Running this function would have given me a few bonus style points for very little effort.
A vignette isn’t compulsory for packages on CRAN, however it is a key tool for prospective users hoping to understand what your package does, what the key functions are, and how they should structure their workflow. Given that this package is an API wrapper, it would have been fairly simple to write a vignette that shows the user how to download data that they’re interested in, and how to do some basic text analysis using the dataset.
A ‘help’ index
The API isn’t exactly clearly documented, and neither is my package. All of the functions have help documentation, however I did not create an index and there is no easy way for a new user to discover the functionality within the package and the data available through the API. Producing a ‘help’ index would go some way to filling this gap, along with the vignette mentioned above.
Things I learned by submitting to rOpenSci
This was actually a really great experience. Two reviewers spent a total of six hours reviewing all of the code and documentation in my package, and gave me some really great feedback (which is available here). I doubt the markers for my undergraduate (honours) thesis spent this long reviewing my work, let alone any of the other assessments I’ve submitted to various institutions over the years. These two guys just gave me six hours of their time, completely free, and gave me some really detailed and specific feedback. I highly recommend the process!
One thing that stuck out in a few of the different pieces of feedback is the importance of documentation. I made the decision very early on to make an API wrapper, rather than utilising the permissive licence attached to the dataset and bundling the dataset inside an R package. There are perfectly sensible reasons for doing this, and the reviewers ended up agreeing with me, but looking at the package from their perspective this must have taken them quite some time to figure out why I’d made the decision.
I recall one of my professors at UNSW telling us that we should always answer questions as soon as we think the reader will ask them (to ensure that the reader doesn’t get distracted trying to find the answer); I think that the same thing goes for package development.

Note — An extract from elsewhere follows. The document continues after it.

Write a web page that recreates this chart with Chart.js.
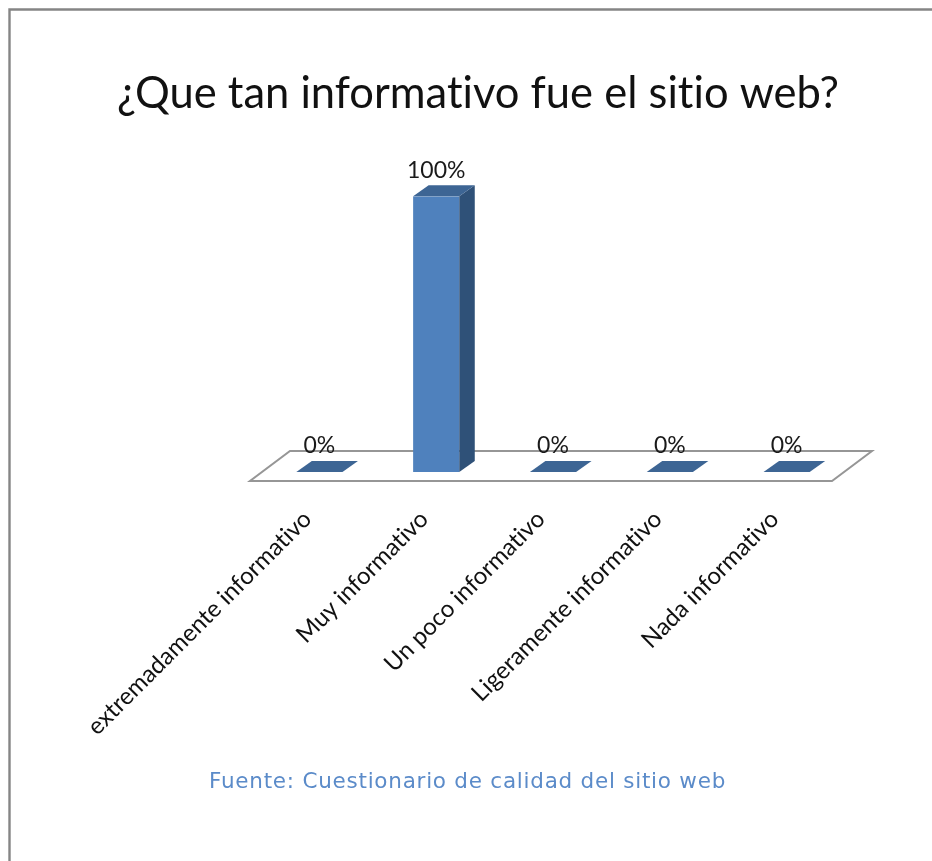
<!DOCTYPE html>
<html><head><meta charset="utf-8">
<style>html,body{margin:0;padding:0;background:#fff;overflow:hidden}#w{width:932px;height:861px;position:relative}</style>
<script src="https://cdn.jsdelivr.net/npm/chart.js@4/dist/chart.umd.min.js"></script>
</head><body><div id="w"><canvas id="c"></canvas></div>
<script>
const categories = ["extremadamente informativo","Muy informativo","Un poco informativo","Ligeramente informativo","Nada informativo"];
const values = [0,100,0,0,0];
const yTicks = [0,100];
const titleText = "¿Que tan informativo fue el sitio web?";
const sourceText = "Fuente: Cuestionario de calidad del sitio web";

const DEPTH_X = 15.5, DEPTH_Y = 11;
const poly = (ctx, pts, fill, stroke) => {
  ctx.beginPath();
  pts.forEach((p,i)=> i?ctx.lineTo(p[0],p[1]):ctx.moveTo(p[0],p[1]));
  ctx.closePath();
  if (fill){ctx.fillStyle=fill;ctx.fill();}
  if (stroke){ctx.strokeStyle=stroke;ctx.lineWidth=2;ctx.stroke();}
};
const scene = {
  id:'scene',
  beforeDraw(chart){
    const {ctx,width,height,chartArea:a} = chart;
    ctx.textRendering='optimizeSpeed';
    ctx.save();
    ctx.fillStyle='#fff';ctx.fillRect(0,0,width,height);
    ctx.strokeStyle='#858585';ctx.lineWidth=2.4;
    ctx.beginPath();ctx.moveTo(9.5,height);ctx.lineTo(9.5,9.5);ctx.lineTo(width,9.5);ctx.stroke();
    const b=a.bottom, l=a.left, r=a.right;
    poly(ctx,[[l-11,b+9],[r-13,b+9],[r+27,b-21],[l+29,b-21]],'#fff','#969696');
    ctx.restore();
  },
  afterDatasetsDraw(chart){
    const {ctx} = chart;
    const meta = chart.getDatasetMeta(0);
    ctx.save();
    meta.data.forEach((bar,i)=>{
      const L=bar.x-bar.width/2,R=bar.x+bar.width/2,T=bar.y,B=bar.base;
      poly(ctx,[[R,T],[R+DEPTH_X,T-DEPTH_Y],[R+DEPTH_X,B-DEPTH_Y],[R,B]],'#2f5178');
      poly(ctx,[[L,T],[L+DEPTH_X,T-DEPTH_Y],[R+DEPTH_X,T-DEPTH_Y],[R,T]],'#3d6594');
      ctx.fillStyle='#1a1a1a';
      ctx.font='23px Lato, sans-serif';
      ctx.textAlign='center';ctx.textBaseline='middle';
      ctx.fillText(values[i]+'%',bar.x,T-26);
    });
    ctx.fillStyle='#5b8bc9';
    ctx.font='21.5px "DejaVu Sans", sans-serif';
    ctx.letterSpacing='0.75px';
    ctx.textAlign='center';ctx.textBaseline='middle';
    ctx.fillText(sourceText,467.5,782);
    ctx.restore();
  }
};
new Chart(document.getElementById('c'),{
  type:'bar',
  data:{labels:categories,datasets:[{data:values,backgroundColor:'#4f81bd',barPercentage:0.79,categoryPercentage:0.5}]},
  plugins:[scene],
  options:{
    responsive:true,maintainAspectRatio:false,animation:false,
    layout:{padding:{left:24,right:0,top:0,bottom:0}},
    plugins:{
      legend:{display:false},tooltip:{enabled:false},
      title:{display:true,text:titleText,color:'#111',font:{family:'Lato',size:43.5,weight:'normal'},padding:{top:68,bottom:76}}
    },
    scales:{
      x:{grid:{display:false},border:{display:false},
        ticks:{minRotation:45,maxRotation:45,color:'#111',padding:25,labelOffset:-12,font:{family:'Lato',size:24}},
        afterFit(s){s.height=389;}},
      y:{min:0,max:100,grid:{display:false},border:{display:false},
        ticks:{display:false},afterFit(s){s.width=237;},
        afterBuildTicks(s){s.ticks=yTicks.map(v=>({value:v}));}},
      yr:{position:'right',min:0,max:100,grid:{display:false},border:{display:false},
        ticks:{display:false},afterFit(s){s.width=87;}}
    }
  }
});
</script></body></html>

If a reviewer or a user of your package would naturally ask a question when they’re taking a look at it for the first time, then you should document the answer to that question in the first place they’ll look for it. In practice this means verbose vignettes and detailed help documentation. It also means thorough coverage of code comments, for people digging a bit deeper.
Finally, whilst I always knew that R Markdown was awesome, it didn’t really occur to me to use R Markdown to generate the README.md file. This is totally worth doing, and it takes no time at all to set up.
Since going through the feedback I’ve learned a lot about APIs. Most data scientists will come across the need to interface through APIs sooner or later, so it makes sense to learn how to do it properly.
Firstly, the best R package for this is the httr package. Using this package helps you build the API query, and gives you useful error messages when things stop working. There is even a vignette which takes you through a very relevant use-case: Best practices for writing an API package.
There is also a bunch of documentation online about HTTP and APIs, including several that are linked to within the httr vignettes:
This is something that is well worth learning about. It will be useful regardless of whether or not you intend to develop a package, but it will definitely be useful if you intend to write a package that other people are going to be using to access APIs.